Objective
Using the listing below, give again exactly the lines from the line with "Reproduce this chart with Chart.js." to the line with "const carbonY = [9.8, 21, 21, 1.05, 1.05, 9.8];", inclusive, without the pictures.

== Data section ==

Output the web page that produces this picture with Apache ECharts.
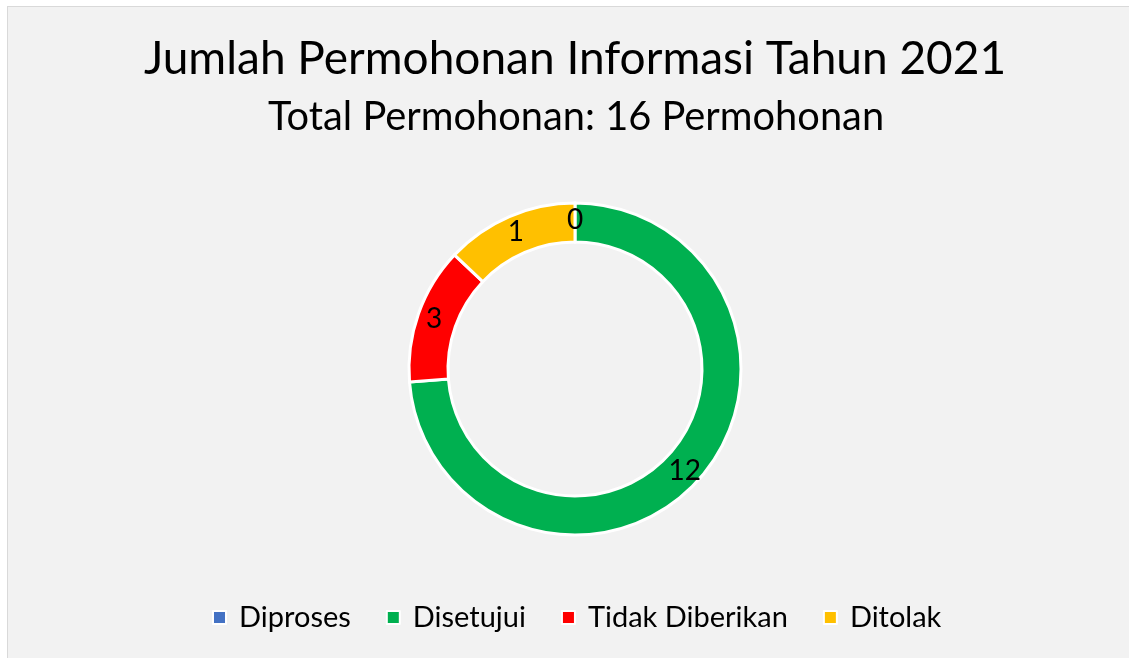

===
== Data section ==

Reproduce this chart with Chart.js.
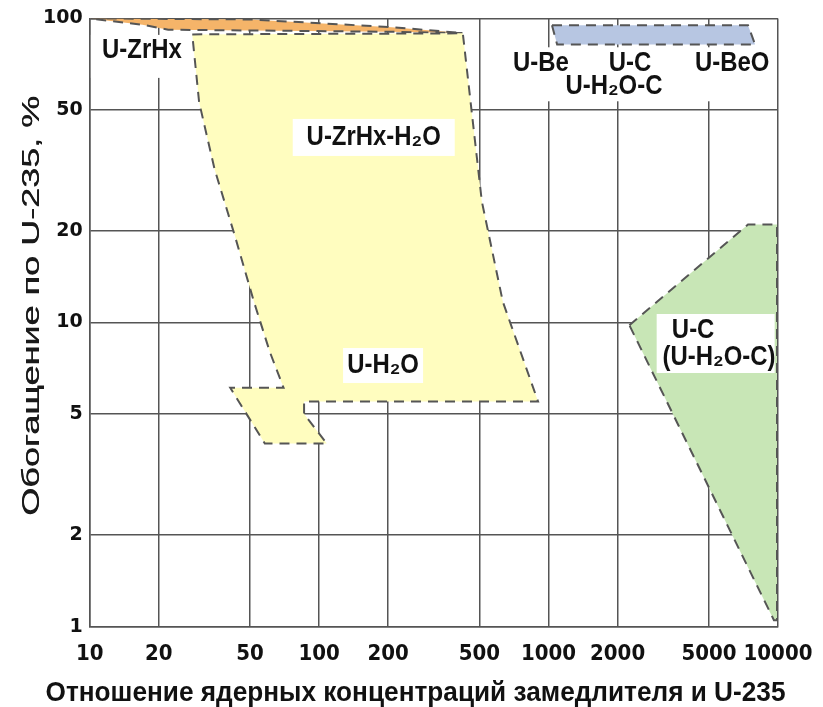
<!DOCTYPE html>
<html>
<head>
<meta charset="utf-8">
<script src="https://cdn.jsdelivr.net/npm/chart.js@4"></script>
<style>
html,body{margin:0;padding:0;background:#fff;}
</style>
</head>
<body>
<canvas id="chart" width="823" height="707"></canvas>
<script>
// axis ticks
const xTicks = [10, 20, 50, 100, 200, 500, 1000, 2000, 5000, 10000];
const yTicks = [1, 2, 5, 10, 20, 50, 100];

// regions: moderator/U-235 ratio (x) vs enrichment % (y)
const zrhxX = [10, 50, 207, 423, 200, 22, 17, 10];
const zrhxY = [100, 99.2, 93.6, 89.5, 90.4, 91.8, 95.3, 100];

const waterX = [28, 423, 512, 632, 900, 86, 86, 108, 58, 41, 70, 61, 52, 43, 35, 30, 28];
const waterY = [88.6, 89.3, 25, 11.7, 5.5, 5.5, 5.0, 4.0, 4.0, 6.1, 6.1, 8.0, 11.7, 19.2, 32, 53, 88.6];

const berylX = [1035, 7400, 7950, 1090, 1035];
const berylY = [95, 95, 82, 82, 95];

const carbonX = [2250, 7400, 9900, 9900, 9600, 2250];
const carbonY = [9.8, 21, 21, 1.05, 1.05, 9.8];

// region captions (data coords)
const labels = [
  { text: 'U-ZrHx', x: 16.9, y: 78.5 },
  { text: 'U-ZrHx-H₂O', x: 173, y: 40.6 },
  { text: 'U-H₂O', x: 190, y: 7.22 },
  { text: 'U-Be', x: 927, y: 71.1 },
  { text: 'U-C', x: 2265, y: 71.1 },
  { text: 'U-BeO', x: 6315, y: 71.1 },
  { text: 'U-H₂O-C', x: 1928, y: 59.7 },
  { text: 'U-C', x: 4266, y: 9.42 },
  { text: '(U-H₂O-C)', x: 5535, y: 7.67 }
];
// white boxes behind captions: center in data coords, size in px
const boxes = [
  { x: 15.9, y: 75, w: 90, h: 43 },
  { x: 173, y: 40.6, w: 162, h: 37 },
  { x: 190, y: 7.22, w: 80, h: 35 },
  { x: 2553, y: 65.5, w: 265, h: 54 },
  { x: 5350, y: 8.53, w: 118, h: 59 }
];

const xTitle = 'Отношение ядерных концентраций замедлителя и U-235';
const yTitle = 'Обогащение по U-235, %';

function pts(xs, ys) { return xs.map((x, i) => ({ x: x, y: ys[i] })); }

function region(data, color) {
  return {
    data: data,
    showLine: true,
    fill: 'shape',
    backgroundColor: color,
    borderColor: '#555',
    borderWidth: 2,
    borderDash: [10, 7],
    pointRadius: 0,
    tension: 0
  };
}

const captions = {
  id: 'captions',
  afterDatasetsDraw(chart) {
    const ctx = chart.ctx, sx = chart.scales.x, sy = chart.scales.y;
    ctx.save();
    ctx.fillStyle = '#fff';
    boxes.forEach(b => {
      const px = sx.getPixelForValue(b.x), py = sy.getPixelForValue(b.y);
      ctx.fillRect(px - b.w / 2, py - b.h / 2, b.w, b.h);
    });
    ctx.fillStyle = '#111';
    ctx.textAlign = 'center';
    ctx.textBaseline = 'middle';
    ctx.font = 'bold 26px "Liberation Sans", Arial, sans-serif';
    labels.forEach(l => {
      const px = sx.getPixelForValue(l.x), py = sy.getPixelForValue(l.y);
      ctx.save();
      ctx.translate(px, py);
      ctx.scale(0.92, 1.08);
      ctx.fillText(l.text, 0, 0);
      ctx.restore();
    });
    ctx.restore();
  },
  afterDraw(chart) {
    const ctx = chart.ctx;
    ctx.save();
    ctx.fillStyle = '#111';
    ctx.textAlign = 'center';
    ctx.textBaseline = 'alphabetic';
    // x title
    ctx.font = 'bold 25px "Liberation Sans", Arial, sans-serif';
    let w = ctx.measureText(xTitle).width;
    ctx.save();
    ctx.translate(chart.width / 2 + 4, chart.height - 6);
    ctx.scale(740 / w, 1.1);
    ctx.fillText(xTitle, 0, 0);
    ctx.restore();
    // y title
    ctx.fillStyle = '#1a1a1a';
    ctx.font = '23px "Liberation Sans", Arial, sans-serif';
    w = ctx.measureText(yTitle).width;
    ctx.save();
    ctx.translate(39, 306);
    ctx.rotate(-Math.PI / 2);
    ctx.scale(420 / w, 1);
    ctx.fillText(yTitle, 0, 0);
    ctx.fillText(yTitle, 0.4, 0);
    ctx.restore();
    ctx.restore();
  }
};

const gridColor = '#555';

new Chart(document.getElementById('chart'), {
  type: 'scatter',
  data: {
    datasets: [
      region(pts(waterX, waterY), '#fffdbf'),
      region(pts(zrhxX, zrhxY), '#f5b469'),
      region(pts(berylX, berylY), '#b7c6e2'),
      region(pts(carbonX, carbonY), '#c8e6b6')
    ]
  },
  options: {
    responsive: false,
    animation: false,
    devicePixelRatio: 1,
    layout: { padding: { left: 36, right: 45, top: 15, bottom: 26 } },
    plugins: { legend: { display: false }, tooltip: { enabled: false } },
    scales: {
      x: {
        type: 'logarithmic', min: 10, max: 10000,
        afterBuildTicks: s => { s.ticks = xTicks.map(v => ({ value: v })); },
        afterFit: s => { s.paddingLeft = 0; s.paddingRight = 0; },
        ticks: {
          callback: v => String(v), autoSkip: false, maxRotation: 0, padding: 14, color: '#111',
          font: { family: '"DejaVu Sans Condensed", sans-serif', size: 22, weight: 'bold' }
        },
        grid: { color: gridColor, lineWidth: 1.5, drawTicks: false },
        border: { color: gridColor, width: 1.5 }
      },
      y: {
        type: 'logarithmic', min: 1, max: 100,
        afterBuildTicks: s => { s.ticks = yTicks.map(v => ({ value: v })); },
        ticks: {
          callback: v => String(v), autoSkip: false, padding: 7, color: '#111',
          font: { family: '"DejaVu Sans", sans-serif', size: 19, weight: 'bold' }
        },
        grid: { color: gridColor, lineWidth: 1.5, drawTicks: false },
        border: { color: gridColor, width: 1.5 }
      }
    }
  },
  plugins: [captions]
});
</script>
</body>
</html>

===

Response for this exercise
Reproduce this chart with Chart.js.
<!DOCTYPE html>
<html>
<head>
<meta charset="utf-8">
<script src="https://cdn.jsdelivr.net/npm/chart.js@4"></script>
<style>
html,body{margin:0;padding:0;background:#fff;}
</style>
</head>
<body>
<canvas id="chart" width="823" height="707"></canvas>
<script>
// axis ticks
const xTicks = [10, 20, 50, 100, 200, 500, 1000, 2000, 5000, 10000];
const yTicks = [1, 2, 5, 10, 20, 50, 100];

// regions: moderator/U-235 ratio (x) vs enrichment % (y)
const zrhxX = [10, 50, 207, 423, 200, 22, 17, 10];
const zrhxY = [100, 99.2, 93.6, 89.5, 90.4, 91.8, 95.3, 100];

const waterX = [28, 423, 512, 632, 900, 86, 86, 108, 58, 41, 70, 61, 52, 43, 35, 30, 28];
const waterY = [88.6, 89.3, 25, 11.7, 5.5, 5.5, 5.0, 4.0, 4.0, 6.1, 6.1, 8.0, 11.7, 19.2, 32, 53, 88.6];

const berylX = [1035, 7400, 7950, 1090, 1035];
const berylY = [95, 95, 82, 82, 95];

const carbonX = [2250, 7400, 9900, 9900, 9600, 2250];
const carbonY = [9.8, 21, 21, 1.05, 1.05, 9.8];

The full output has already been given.